As shown in Fig. 1, industrial composting occurs when bacteria
and fungi degrade biomass under aerobic conditions and at high
temperatures (50e60C). Compared with home composting,
industrial composting not only reaches higher temperatures, but
the biomass involved is also mixed more frequently, thereby
ensuring a higher homogeneity and thus faster degradation of
biomass. The data for industrial composting used here is based on
eight data-sets on industrial composting, which all show similar
levels of biodegradation (see Table 6). Tables 6 and 7 also illustrate
that the carbon balance is not always closed for industrial composting.14
The data chosen for this study are in line with the latest
publications on industrial composting of vegetable, fruit and green
waste (VFG) in terms of methane and nitrous oxide emissions (see
[26,73,75] 15).
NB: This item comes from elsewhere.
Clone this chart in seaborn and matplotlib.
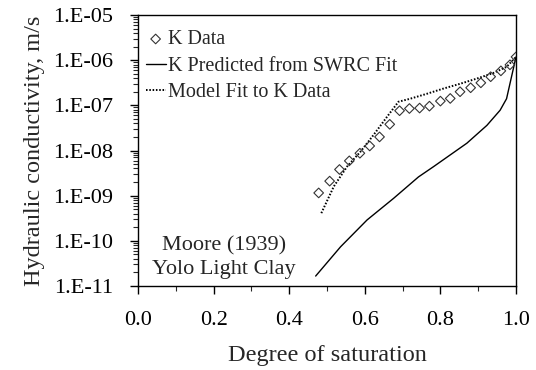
import numpy as np
import pandas as pd
import matplotlib
matplotlib.use("Agg")
import matplotlib.pyplot as plt
import matplotlib.ticker as mticker
import seaborn as sns

# K data (diamonds)
data_s = [0.478, 0.507, 0.533, 0.559, 0.587, 0.613, 0.639, 0.666, 0.692, 0.718, 0.745,
          0.771, 0.800, 0.826, 0.852, 0.880, 0.907, 0.933, 0.960, 0.984, 1.0]
data_k = [1.15e-9, 2.1e-9, 3.8e-9, 5.9e-9, 8.7e-9, 1.26e-8, 2.0e-8, 3.8e-8, 7.6e-8, 8.5e-8, 8.7e-8,
          9.6e-8, 1.24e-7, 1.42e-7, 2.0e-7, 2.45e-7, 3.15e-7, 4.3e-7, 5.8e-7, 7.9e-7, 1.18e-6]

# K predicted from SWRC fit (solid)
swrc_s = [0.470, 0.536, 0.606, 0.676, 0.742, 0.782, 0.870, 0.923, 0.958, 0.975, 1.0]
swrc_k = [1.66e-11, 7.4e-11, 2.9e-10, 8.7e-10, 2.6e-9, 4.4e-9, 1.45e-8, 3.6e-8, 7.8e-8, 1.4e-7, 1.18e-6]

# Model fit to K data (dotted)
fit_s = [0.485, 0.518, 0.553, 0.588, 0.623, 0.659, 0.689, 0.720, 0.764, 0.808, 0.852, 0.896, 0.940, 0.975, 1.0]
fit_k = [4.1e-10, 1.6e-9, 4.4e-9, 9.3e-9, 2.2e-8, 5.6e-8, 1.2e-7, 1.4e-7, 1.8e-7, 2.35e-7, 3.0e-7,
         3.9e-7, 5.2e-7, 7.1e-7, 1.18e-6]

x_ticks = [0.0, 0.2, 0.4, 0.6, 0.8, 1.0]
y_ticks = [1e-11, 1e-10, 1e-9, 1e-8, 1e-7, 1e-6, 1e-5]

sns.set_style("white")
plt.rcParams['font.family'] = ['Liberation Serif', 'DejaVu Serif']
FS_TICK = 16
FS_LAB = 17.5
FS_LEG = 14.5
FS_ANN = 16

fig = plt.figure(figsize=(5.36, 3.70), dpi=100)
ax = fig.add_axes([138/536, 1 - 286/370, (516-138)/536, (286-15)/370])

df_data = pd.DataFrame({"s": data_s, "k": data_k})
df_swrc = pd.DataFrame({"s": swrc_s, "k": swrc_k})
df_fit = pd.DataFrame({"s": fit_s, "k": fit_k})

sns.scatterplot(data=df_data, x="s", y="k", ax=ax, marker="D", s=24,
                facecolor="none", edgecolor="#333333", linewidth=0.8,
                label="K Data", zorder=3)
sns.lineplot(data=df_swrc, x="s", y="k", ax=ax, color="black", linewidth=1.0,
             label="K Predicted from SWRC Fit", sort=False)
sns.lineplot(data=df_fit, x="s", y="k", ax=ax, color="black", linewidth=1.4,
             label="Model Fit to K Data", sort=False)
ax.lines[-1].set_linestyle((0, (0.8, 0.9)))

ax.set_yscale("log")
ax.set_xlim(0, 1.0)
ax.set_ylim(1e-11, 1e-5)
ax.set_xticks(x_ticks)
ax.set_xticklabels([f"{v:.1f}" for v in x_ticks], fontsize=FS_TICK)
ax.xaxis.set_minor_locator(mticker.MultipleLocator(0.1))
ax.set_yticks(y_ticks)
ax.set_yticklabels([f"1.E-{int(round(-np.log10(v))):02d}" for v in y_ticks], fontsize=FS_TICK)
ax.yaxis.set_minor_locator(mticker.LogLocator(base=10, subs=np.arange(2, 10)))
ax.yaxis.set_minor_formatter(mticker.NullFormatter())

ax.tick_params(axis="both", which="major", direction="out", length=6, width=1.0,
               bottom=True, left=True, top=False, right=False, colors="black")
ax.tick_params(axis="both", which="minor", direction="out", length=3.5, width=0.8,
               bottom=True, left=True, top=False, right=False)
ax.tick_params(axis="x", which="major", pad=12)
ax.tick_params(axis="y", which="major", pad=12)

for sp in ax.spines.values():
    sp.set_visible(True)
    sp.set_color("black")
    sp.set_linewidth(1.0)

ax.set_xlabel("Degree of saturation", fontsize=FS_LAB, labelpad=11)
ax.set_ylabel("Hydraulic conductivity, m/s", fontsize=FS_LAB, labelpad=6)

leg = ax.legend(loc="upper left", frameon=False, fontsize=FS_LEG, handlelength=1.0,
                handletextpad=0.1, labelspacing=0.37, borderaxespad=0.0, borderpad=0.0,
                bbox_to_anchor=(0.02, 0.944))

ax.text(0.2275, 0.104, "Moore (1939)\nYolo Light Clay", transform=ax.transAxes,
        ha="center", va="center", fontsize=FS_ANN, linespacing=1.3)

fig.savefig("out.png", dpi=100)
Many more publications are available on industrial
composting (see e.g [8], for an overview), but most of these do not
specify carbon input and biogenic CO2 emissions from the composting
stage and therefore do not allow calculating a carbon
balance.
The GWP from industrial composting as calculated is dominated
by emissions of carbon dioxide. Emissions of methane are rather
exceptional and are small when they do occur and compared with
home composting, nitrous oxide emissions are much lower. We use
the results for process emissions from industrial composting of VFG
(see Table 6) and material-specific biodegradation levels (see
Table 2) to derive data for the biodegradable materials. The results
per kg material are shown in Table 11.